Begin with the first line below and retype each line exactly through the line containing "minimum width=195pt, minimum". Any pictures are to be left out.

▶ _PROVIDED DATA_:
* Begin *

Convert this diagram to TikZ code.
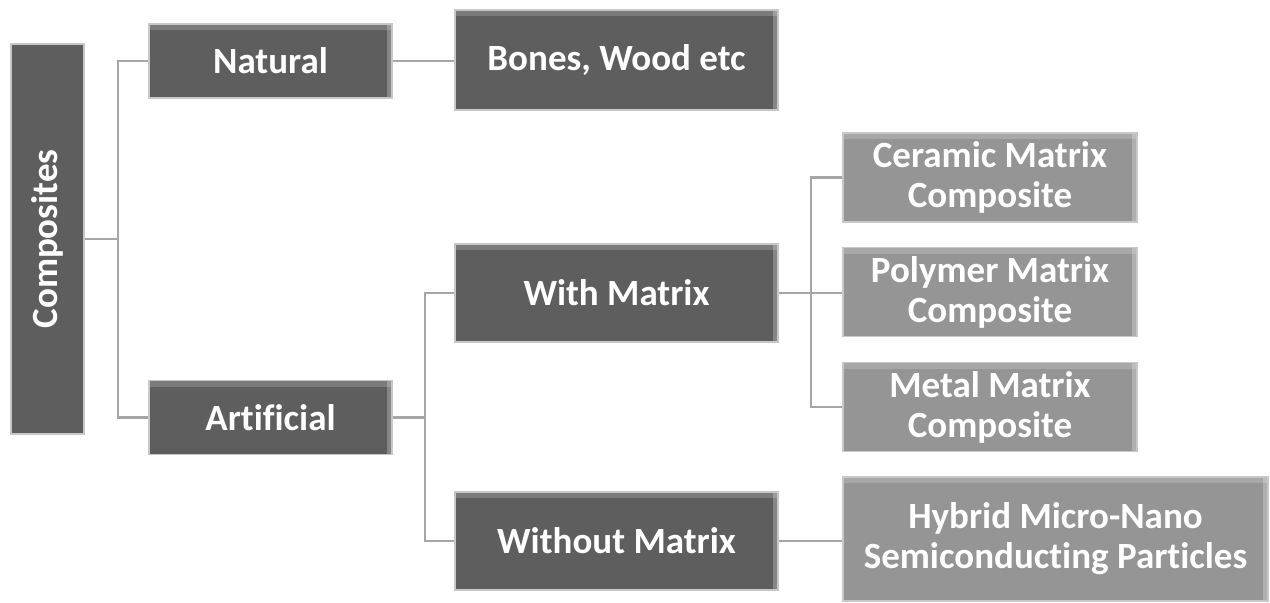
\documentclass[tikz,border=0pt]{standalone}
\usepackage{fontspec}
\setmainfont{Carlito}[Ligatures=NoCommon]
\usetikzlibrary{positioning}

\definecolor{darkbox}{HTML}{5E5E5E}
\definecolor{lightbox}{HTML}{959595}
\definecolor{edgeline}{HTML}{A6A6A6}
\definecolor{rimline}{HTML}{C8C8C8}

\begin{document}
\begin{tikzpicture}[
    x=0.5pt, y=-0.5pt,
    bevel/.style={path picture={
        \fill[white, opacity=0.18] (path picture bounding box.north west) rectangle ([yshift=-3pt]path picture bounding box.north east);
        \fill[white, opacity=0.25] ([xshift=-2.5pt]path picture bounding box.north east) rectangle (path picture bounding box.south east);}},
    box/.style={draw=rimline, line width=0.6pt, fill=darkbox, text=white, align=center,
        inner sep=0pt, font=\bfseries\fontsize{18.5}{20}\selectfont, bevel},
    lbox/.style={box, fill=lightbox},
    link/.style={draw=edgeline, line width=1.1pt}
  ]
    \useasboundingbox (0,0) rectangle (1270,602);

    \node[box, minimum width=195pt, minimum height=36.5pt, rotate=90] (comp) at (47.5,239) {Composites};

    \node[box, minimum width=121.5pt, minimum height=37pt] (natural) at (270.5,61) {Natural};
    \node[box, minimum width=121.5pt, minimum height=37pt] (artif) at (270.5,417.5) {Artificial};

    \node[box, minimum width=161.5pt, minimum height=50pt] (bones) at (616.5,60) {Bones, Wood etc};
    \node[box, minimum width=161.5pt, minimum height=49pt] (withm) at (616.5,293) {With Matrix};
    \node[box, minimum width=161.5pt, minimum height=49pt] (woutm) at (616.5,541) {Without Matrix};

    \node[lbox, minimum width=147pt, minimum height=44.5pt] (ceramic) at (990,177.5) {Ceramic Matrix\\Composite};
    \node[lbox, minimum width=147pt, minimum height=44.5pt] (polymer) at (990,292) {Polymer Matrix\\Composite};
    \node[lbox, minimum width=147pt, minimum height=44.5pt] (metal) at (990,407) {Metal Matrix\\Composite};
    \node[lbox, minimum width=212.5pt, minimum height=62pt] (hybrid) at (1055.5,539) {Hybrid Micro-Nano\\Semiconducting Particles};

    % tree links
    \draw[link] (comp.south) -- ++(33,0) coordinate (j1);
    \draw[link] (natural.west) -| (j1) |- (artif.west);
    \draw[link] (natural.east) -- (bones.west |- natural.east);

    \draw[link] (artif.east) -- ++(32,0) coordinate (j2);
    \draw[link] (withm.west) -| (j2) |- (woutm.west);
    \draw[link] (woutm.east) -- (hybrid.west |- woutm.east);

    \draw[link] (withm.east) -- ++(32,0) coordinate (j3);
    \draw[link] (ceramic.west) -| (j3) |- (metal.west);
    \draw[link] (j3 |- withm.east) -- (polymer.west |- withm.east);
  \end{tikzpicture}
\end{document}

* End *

▶ _OUTPUT FOR THIS TASK_:
Convert this diagram to TikZ code.
\documentclass[tikz,border=0pt]{standalone}
\usepackage{fontspec}
\setmainfont{Carlito}[Ligatures=NoCommon]
\usetikzlibrary{positioning}

\definecolor{darkbox}{HTML}{5E5E5E}
\definecolor{lightbox}{HTML}{959595}
\definecolor{edgeline}{HTML}{A6A6A6}
\definecolor{rimline}{HTML}{C8C8C8}

\begin{document}
\begin{tikzpicture}[
    x=0.5pt, y=-0.5pt,
    bevel/.style={path picture={
        \fill[white, opacity=0.18] (path picture bounding box.north west) rectangle ([yshift=-3pt]path picture bounding box.north east);
        \fill[white, opacity=0.25] ([xshift=-2.5pt]path picture bounding box.north east) rectangle (path picture bounding box.south east);}},
    box/.style={draw=rimline, line width=0.6pt, fill=darkbox, text=white, align=center,
        inner sep=0pt, font=\bfseries\fontsize{18.5}{20}\selectfont, bevel},
    lbox/.style={box, fill=lightbox},
    link/.style={draw=edgeline, line width=1.1pt}
  ]
    \useasboundingbox (0,0) rectangle (1270,602);

    \node[box, minimum width=195pt, minimum height=36.5pt, rotate=90] (comp) at (47.5,239) {Composites};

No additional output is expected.